Protocols and Methodologies in Basic Science and Clinical Cardiac MRI by Christakis Constantinides

Protocols and Methodologies in Basic Science and Clinical Cardiac MRI by Christakis Constantinides

Author:Christakis Constantinides
Language: eng
Format: epub
Publisher: Springer International Publishing, Cham


Accelerated Data Acquisition Methods

In comparison to MRI, data acquisition for MRS is time-consuming. This stems from three main causes: metabolite concentrations are several orders of magnitude lower than the proton concentration of water in the tissues and often have long T1 values; non-proton nuclei are significantly less MR sensitive than protons; and localized CSI-type experiments require collection of an extra data dimension requiring an extra phase encoding step. For ex vivo perfused heart studies, these long data acquisition times are not necessarily a problem. However, as preclinical in vivo MRS is necessarily carried out using general anaesthesia, the length of time for which the animal can safely be keep anaesthetized, and still recover afterwards, is limited. Until relatively recently, this limitation mean that the MRS acquisition time was curtailed, resulting in compromises of either SNR or spatial resolution.

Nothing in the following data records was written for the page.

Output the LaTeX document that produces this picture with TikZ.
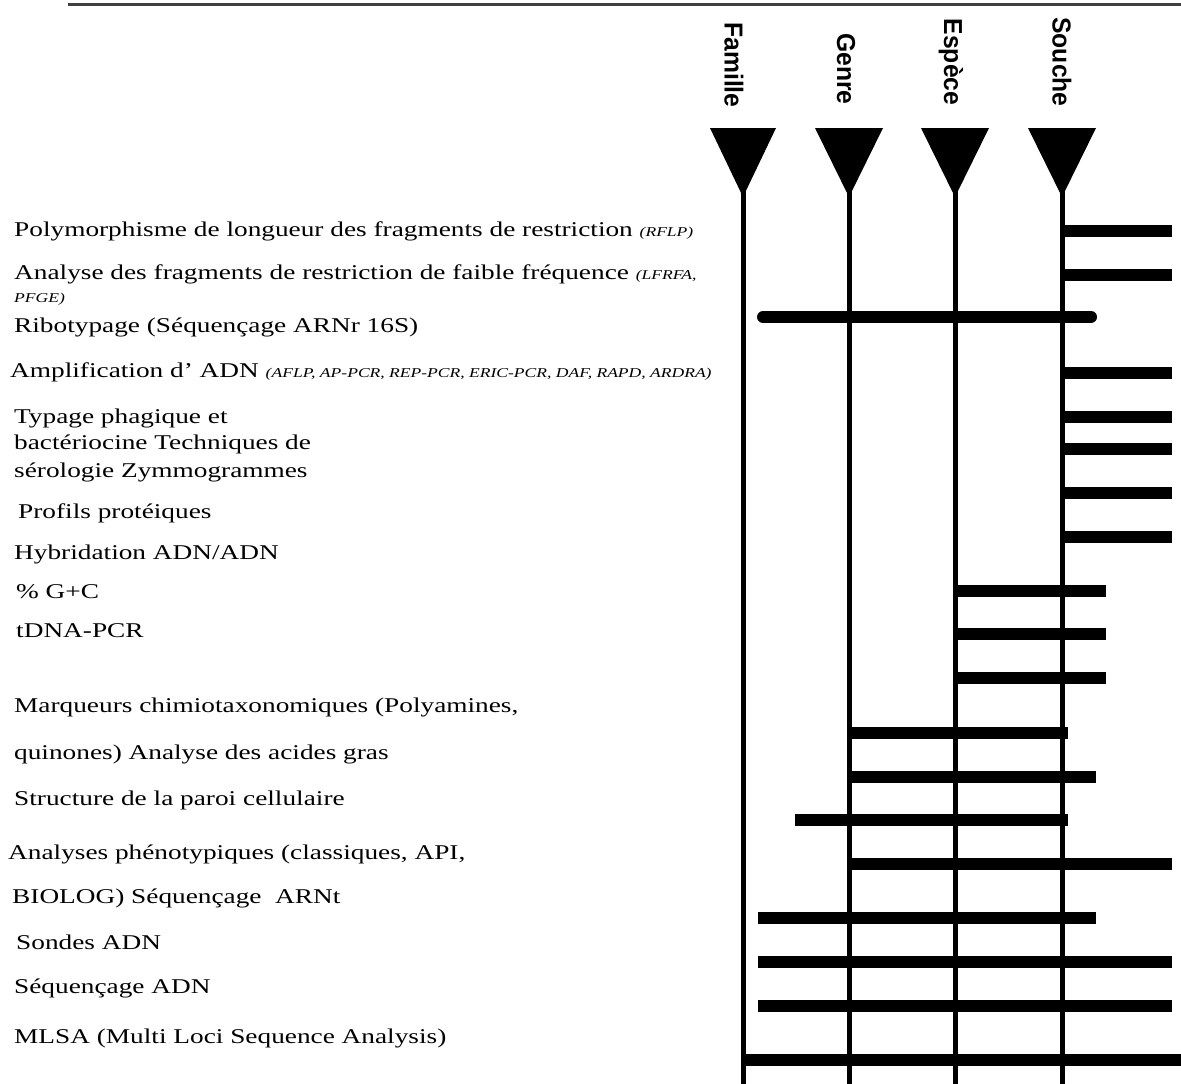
\documentclass[tikz,border=0pt]{standalone}
\usepackage{fontspec}
\setmainfont[FakeStretch=1.3]{Liberation Serif}
\newfontfamily\hdrfam[FakeStretch=0.95]{Liberation Sans}
\newcommand\lblsize{\fontsize{21}{25}\selectfont}
\newcommand\smit{\fontsize{13.5}{15}\selectfont\itshape}
\begin{document}
\begin{tikzpicture}[x=1pt,y=-1pt,
  bar/.style={line width=12pt},
  col/.style={line width=5pt},
  tri/.style={fill=black},
  hdr/.style={rotate=-90,inner sep=0pt,font=\hdrfam\bfseries\fontsize{26}{30}\selectfont},
  lbl/.style={anchor=base west,inner sep=0pt,font=\lblsize}]
\useasboundingbox[fill=white] (0,0) rectangle (1181,1084);
% top rule
\coordinate (ruleL) at (68,4);
\coordinate (ruleR) at (1181,4);
\draw[line width=3pt,black!75] (ruleL) -- (ruleR);
% column headers
\node[hdr] (famL) at (734,65) {Famille};
\node[hdr] (genL) at (846,69) {Genre};
\node[hdr] (espL) at (951,62) {Espèce};
\node[hdr] (souL) at (1062,62) {Souche};
% triangles
\fill[tri] (710,128) -- (776,128) -- (743,197) -- cycle;
\fill[tri] (815,128) -- (883,128) -- (849,197) -- cycle;
\fill[tri] (921,128) -- (989,128) -- (955,197) -- cycle;
\fill[tri] (1028,128) -- (1096,128) -- (1062,197) -- cycle;
% vertical axes
\coordinate (famA) at (743,190); \coordinate (famZ) at (743,1084);
\coordinate (genA) at (849,190); \coordinate (genZ) at (849,1084);
\coordinate (espA) at (955,190); \coordinate (espZ) at (955,1084);
\coordinate (souA) at (1062,190); \coordinate (souZ) at (1062,1084);
\draw[col] (famA) -- (famZ);
\draw[col] (genA) -- (genZ);
\draw[col] (espA) -- (espZ);
\draw[col] (souA) -- (souZ);
% bars
\draw[bar] (1062,231) -- (1172,231);
\draw[bar] (1062,275) -- (1172,275);
\draw[bar,line cap=round] (763,317) -- (1091,317);
\draw[bar] (1062,373) -- (1172,373);
\draw[bar] (1062,417) -- (1172,417);
\draw[bar] (1062,449) -- (1172,449);
\draw[bar] (1062,493) -- (1172,493);
\draw[bar] (1062,537) -- (1172,537);
\draw[bar] (956,591) -- (1106,591);
\draw[bar] (956,634) -- (1106,634);
\draw[bar] (956,678) -- (1106,678);
\draw[bar] (852,733) -- (1068,733);
\draw[bar] (852,777) -- (1096,777);
\draw[bar] (795,820) -- (1068,820);
\draw[bar] (852,864) -- (1172,864);
\draw[bar] (758,918) -- (1096,918);
\draw[bar] (758,962) -- (1172,962);
\draw[bar] (758,1006) -- (1172,1006);
\draw[bar] (743,1060) -- (1181,1060);
% labels
\node[lbl] (t1) at (14,236) {Polymorphisme de longueur des fragments de restriction {\smit (RFLP)}};
\node[lbl] (t2) at (14,279) {Analyse des fragments de restriction de faible fréquence {\smit (LFRFA,}};
\node[lbl] (t2b) at (14,302) {\smit PFGE)};
\node[lbl] (t3) at (14,332) {Ribotypage (Séquençage ARNr 16S)};
\node[lbl] (t4) at (10,377) {Amplification d’ ADN {\smit (AFLP, AP-PCR, REP-PCR, ERIC-PCR, DAF, RAPD, ARDRA)}};
\node[lbl] (t5) at (14,423) {Typage phagique et};
\node[lbl] (t6) at (14,449) {bactériocine Techniques de};
\node[lbl] (t7) at (14,477) {sérologie Zymmogrammes};
\node[lbl] (t8) at (18,518) {Profils protéiques};
\node[lbl] (t9) at (14,559) {Hybridation ADN/ADN};
\node[lbl] (t10) at (16,598) {\% G+C};
\node[lbl] (t11) at (16,637) {tDNA-PCR};
\node[lbl] (t12) at (14,712) {Marqueurs chimiotaxonomiques (Polyamines,};
\node[lbl] (t13) at (14,759) {quinones) Analyse des acides gras};
\node[lbl] (t14) at (14,805) {Structure de la paroi cellulaire};
\node[lbl] (t15) at (8,859) {Analyses phénotypiques (classiques, API,};
\node[lbl] (t16) at (12,903) {BIOLOG) Séquençage\ \ ARNt};
\node[lbl] (t17) at (16,949) {Sondes ADN};
\node[lbl] (t18) at (14,993) {Séquençage ADN};
\node[lbl] (t19) at (14,1043) {MLSA (Multi Loci Sequence Analysis)};
\end{tikzpicture}
\end{document}
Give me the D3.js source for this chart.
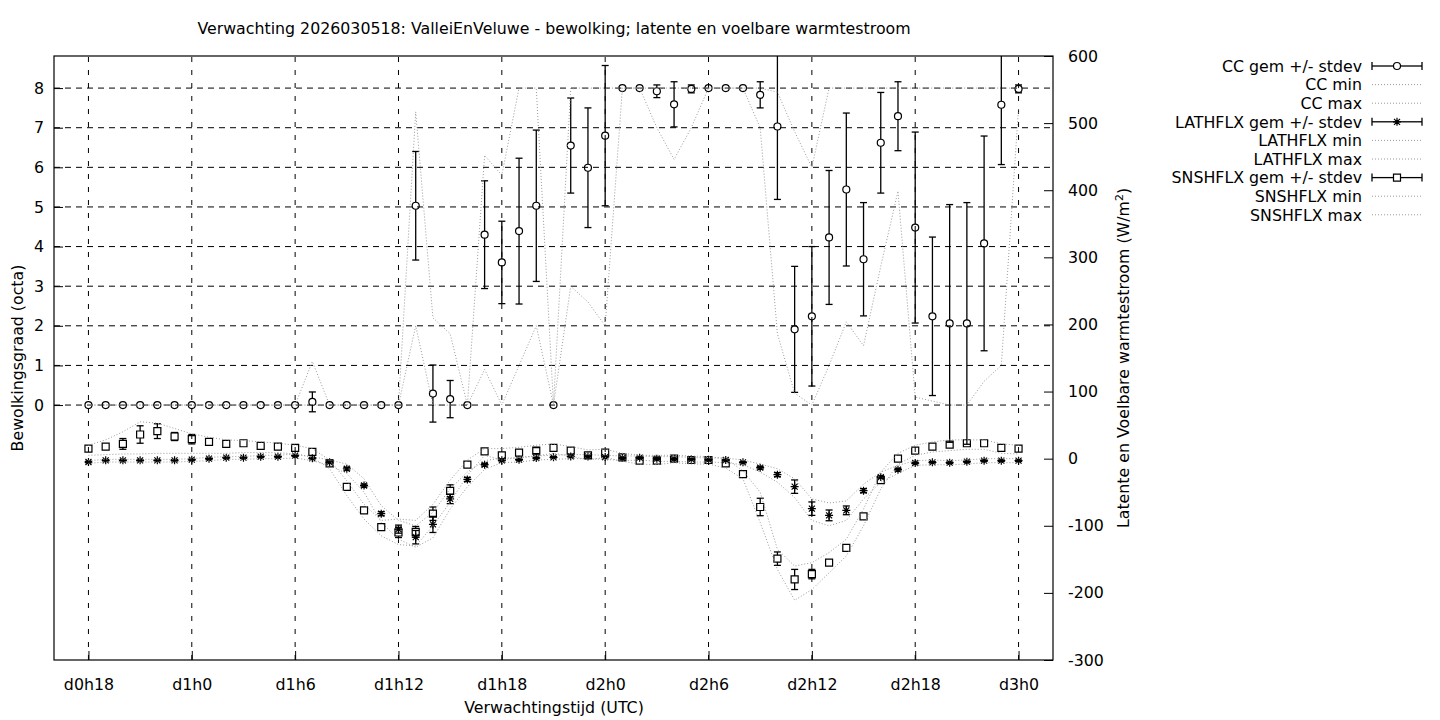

Use of acquisition weighting and density weighting of k-space has been suggested as a way to accelerate CSI data acquisition by optimizing the regions of k-space that are sampled [34]. In acquisition weighting, for example, the number of averages acquired at each point in k-space can be varied using a Hanning function such that at the centre of k-space, where most SNR is derived, more averages are acquired with fewer averages being acquired at the edges of k-space. This necessarily degrades spatial resolution. However, by increasing the number of phase encoding steps (i.e. sampling further out into k-space) whilst keeping the total number of FIDs constant, this loss in spatial resolution is compensated whilst simultaneously improving SNR. The use of a Hanning weighting function means that the point-spread-function of the resulting image has significantly reduced side-lobes, thereby reducing signal contamination from neighbouring voxels. Density weighting is a similar approach in which a uniform number of averages is acquired from each sampled point in k-space, however the sampling density is high in the centre of k-space, and lower at the edges.

Optimized single-voxel spectroscopy has been attempted in clinical cardiac spectroscopy in order to define arbitrarily shaped spectroscopic voxels. Techniques such as spectral localization by imaging (SLIM), spatial localization with optimum pointspread function (SLOOP), and spectroscopy with linear algebraic modelling (SLAM) aim to use linear combinations of phase encoding steps in order to reconstruct spectroscopic signals that originate from a defined region of the sample [40, 87, 91, 92]. By defining the voxel to coincide with the annular left ventricular myocardium, it is possible to maximize the amount of myocardial tissue in the voxel improving SNR, and minimizing the amount of partial volume contamination from neighbouring tissues. These methods have not yet found much employment in preclinical spectroscopy.

The use of multiple actively-decoupled RF receiver coils, in conjunction with an actively decoupled volume coil, can also be used to accelerate spectroscopic data acquisition, analogous to their use in imaging. Multi-coil spectroscopy is being applied in clinical cardiac spectroscopy, particularly for 31P spectroscopy at high B0 [78]. Whilst multi-channel receivers are becoming more common in preclinical scanners, the use of such acceleration for preclinical cardiac spectroscopy is still in its infancy.